Commentary: Halloween less lavish this year

Published 12:00 am Wednesday, October 28, 2009

Scripps Howard News Service
While the economy is recovering, we as a nation have still not recovered our swagger, at least judging by this Halloween.
Surveys report that there will be fewer parties, fewer haunted houses, less candy, fewer decorations and more handmade and reused costumes. The celebration will be especially subdued among those who traditionally party the hardest on Halloween, the 18-to-24-year-old crowd. The National Retail Federation says their individual spending will fall from $86.59 last year to $68.56 this year.
But we’re still carving pumpkins. The government says almost 93,000 acres of land were devoted, up from around 26,000 acres in 2007, and most of those pumpkins are destined to become jack-o’-lanterns.
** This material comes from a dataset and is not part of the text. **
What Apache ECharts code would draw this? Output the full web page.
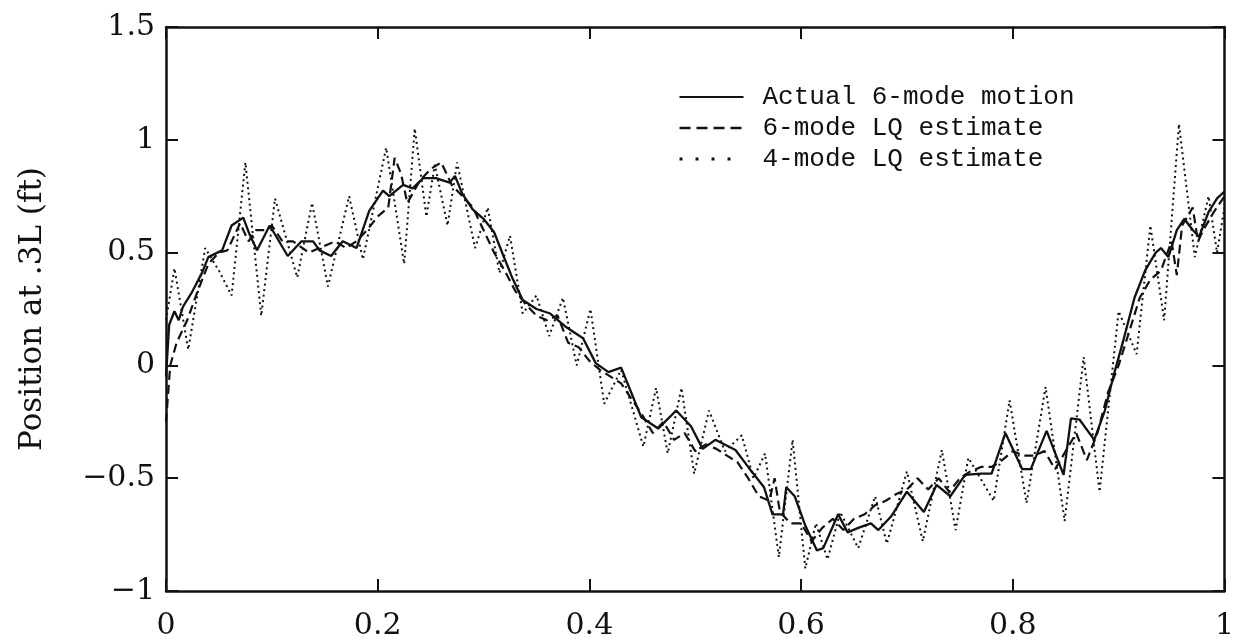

Saturday night there will be Transformers, Harry Potters, superheroes and zombies as well as plenty of the traditionally most popular costumes รณ vampires, princesses, police officers and pirates. It may be reading too much into it, but the federation says nurse costumes this year fell from fifth to 13th most popular while politicians dropped off the list altogether, which the federation sees as possible evidence of public fatigue with the health-care debates. The exception to the lack of interest in politicians seems to be Sarah Palin costumes.
New this year, and especially symbolic of the times, is a mask of Bernie Madoff, the crooked investor who bankrupted himself and wrecked the finances of thousands of others in a giant Ponzi scheme.
Another sign we’re still somewhat subdued as a nation is the seeming ebb of those debates over the precise nature of Halloween. After protests from evangelicals that Halloween introduced Satanism and witchcraft into the schools, many principals cancelled the celebration or recast it as a “fall festival.” One school district in Washington, veering in slightly the opposite direction, cancelled the kids’ Halloween party because he felt it might be offensive to Wiccans. Cooler heads seem to be prevailing now; dressing as a fairy princess and Spider-Man does not lead inevitably to human sacrifice.
One hopes that next year the 18- to 24-year-olds will be back celebrating Halloween with their usual overkill; that Bernie Madoff is a bad memory; and that nurses will be restored to their rightful place in the hierarchy of costumes.